High incarceration rate is drag on U.S. growth, Fed official says

The high level of incarceration in the U.S., especially among Americans of color and indigenous people, constrains the labor market and the economy’s ability to reach its full potential, Federal Reserve Bank of Atlanta President Raphael Bostic said.

“Incarceration is a drag on our ability achieve our maximum-employment goal,” Bostic said Tuesday at the start of the latest iteration of the Fed’s Racism and the Economy series, this one focused on the criminal justice system.

The U.S. has the world’s highest incarceration rate and formerly incarcerated people are less likely to find employment and have much lower lifetime earnings, factors that weigh on the economy at large, Bostic said.

Federal Reserve Bank of Atlanta President Raphael Bostic
Raphael Bostic, president and chief executive officer of the Federal Reserve Bank of Atlanta, speaks during a panel discussion at the Association for Public Policy Analysis & Management (APPAM) Fall Research conference in Chicago, on Nov. 2, 2017.
Bloomberg News

“Incarceration and how we execute criminal justice inhibits global competitiveness,” Bostic said. Incarceration and who it targets in the U.S. “can have the effect of exacerbating race-based employment, income and wealth disparities, which can limit economic mobility and resilience and ultimately constrain labor markets and compromise the performance of the overall economy.”

Bostic added that Black, Latino and indigenous Americans are overrepresented in the prison population and disproportionately targeted by the criminal justice system.

Boston Fed President Eric Rosengren said that the U.S. may need to take a look at what it considers criminal offenses, especially when it comes to non-safety issues. With marijuana now legalized in many places, it may make sense to examine if other things can be decriminalized.

He said that disproportionate rates of incarceration have contributed to the difference between the White unemployment rate, at 5.2%, and the one for Black Americans, at 9.2%.

“Once you’ve gone through an experience with our criminal justice system, you’re permanently scarred by the labor market in a way that just can’t be justified from a society standpoint,” Rosengren said.

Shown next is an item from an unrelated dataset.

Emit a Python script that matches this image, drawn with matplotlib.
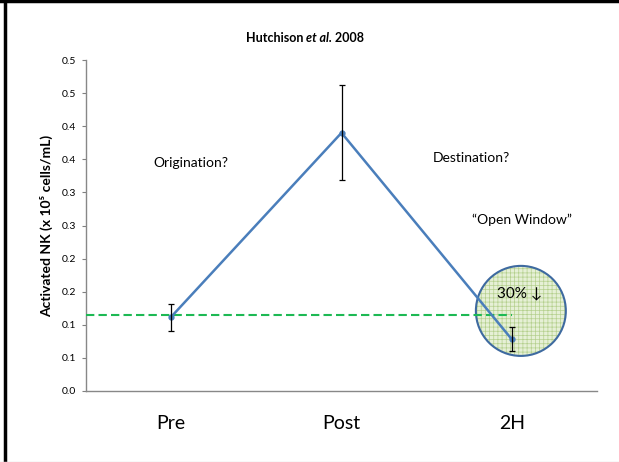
import matplotlib
matplotlib.use("Agg")
import matplotlib.pyplot as plt
from matplotlib.patches import Ellipse
from matplotlib.ticker import FixedLocator, FixedFormatter

categories = ["Pre", "Post", "2H"]
values = [0.112, 0.390, 0.078]
err_low = [0.021, 0.072, 0.018]
err_high = [0.019, 0.072, 0.018]
baseline = 0.1155
ytick_vals = [0.0, 0.05, 0.10, 0.15, 0.20, 0.25, 0.30, 0.35, 0.40, 0.45, 0.50]
ytick_labels = ["0.0", "0.1", "0.1", "0.2", "0.2", "0.3", "0.3", "0.4", "0.4", "0.5", "0.5"]

plt.rcParams['font.family'] = ['Lato', 'DejaVu Sans']
plt.rcParams['hatch.color'] = "#B5D08E"

fig = plt.figure(figsize=(6.19, 4.62), dpi=100)
W, H = 619, 462
ax = fig.add_axes([86 / W, 1 - 391 / H, (597 - 86) / W, (391 - 60) / H])

x = list(range(len(categories)))
ax.plot(x, values, color="#4A7EBB", lw=1.8, marker="o", ms=3.5, zorder=4)
ax.errorbar(x, values, yerr=[err_low, err_high], fmt="none", ecolor="black",
            elinewidth=0.9, capsize=2.5, capthick=0.9, zorder=5)

ax.plot([-0.5, 2.0], [baseline, baseline], color="#1DB954", lw=1.5,
        dashes=(4, 2), zorder=3)

ell = dict(xy=(0.851, 0.242), width=0.176, height=0.272, transform=ax.transAxes)
circ = Ellipse(**ell, facecolor="#E6F0D6", edgecolor="none", lw=0, zorder=2)
ax.add_patch(circ)
circ2 = Ellipse(**ell, facecolor="none", edgecolor="#B5D08E", lw=0, zorder=2.1,
                hatch="++++")
circ2.set_hatch_linewidth(0.5)
ax.add_patch(circ2)
circ3 = Ellipse(**ell, facecolor="none", edgecolor="#3E6AA0", lw=1.5, zorder=2.2)
ax.add_patch(circ3)

ax.set_xlim(-0.5, 2.5)
ax.set_ylim(0, 0.5)
ax.set_xticks(x)
ax.set_xticklabels(categories, fontsize=14)
ax.tick_params(axis="x", length=0, pad=17)
ax.yaxis.set_major_locator(FixedLocator(ytick_vals))
ax.yaxis.set_major_formatter(FixedFormatter(ytick_labels))
ax.tick_params(axis="y", labelsize=7.5, length=3, color="#808080", pad=4)
for s in ["top", "right"]:
    ax.spines[s].set_visible(False)
for s in ["left", "bottom"]:
    ax.spines[s].set_color("#888888")
    ax.spines[s].set_linewidth(1)

ax.set_ylabel("Activated NK (x 10\u2075 cells/mL)", fontsize=10, fontweight="bold", labelpad=6)

ax.text(-0.107, 0.344, "Origination?", fontsize=10, va="center", ha="left")
ax.text(1.537, 0.352, "Destination?", fontsize=10, va="center", ha="left")
ax.text(1.766, 0.258, "\u201cOpen Window\u201d", fontsize=10, va="center", ha="left")
ax.text(2.048, 0.148, "30% \u2193", fontsize=11, va="center", ha="center", zorder=6)

# title with italic "et al."
fig.canvas.draw()
r = fig.canvas.get_renderer()
parts = [("Hutchison ", "normal"), ("et al.", "italic"), (" 2008", "normal")]
ty = 1 - 38 / H
texts = []
for s, st in parts:
    t = fig.text(0, ty, s, fontsize=9, fontweight="bold", style=st, ha="left", va="center")
    texts.append(t)
widths = [t.get_window_extent(r).width for t in texts]
total = sum(widths)
xpos = 305 - total / 2
for t, w in zip(texts, widths):
    t.set_x(xpos / W)
    xpos += w

# slide border
fig.add_artist(plt.Line2D([4.5 / W, 4.5 / W], [0, 1], transform=fig.transFigure, color="black", lw=2.5))
fig.add_artist(plt.Line2D([0, 1], [1 - 1 / H, 1 - 1 / H], transform=fig.transFigure, color="black", lw=2.5))
fig.add_artist(plt.Line2D([0, 1], [0.5 / H, 0.5 / H], transform=fig.transFigure, color="#DDDDDD", lw=1))

fig.savefig("out.png", dpi=100)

Bostic said that it may be beneficial to treat criminal records like credit reports, which are wiped clean after seven years, so that past records can’t continuously hamper people’s ability to get jobs and otherwise integrate into society.

Together with stable prices, employment is one of the Fed’s two mandates handed down by Congress. The 12 reserve banks started the Racism and the Economy series during the pandemic and have examined how racism impacts employment, housing and education, among other areas of the economy.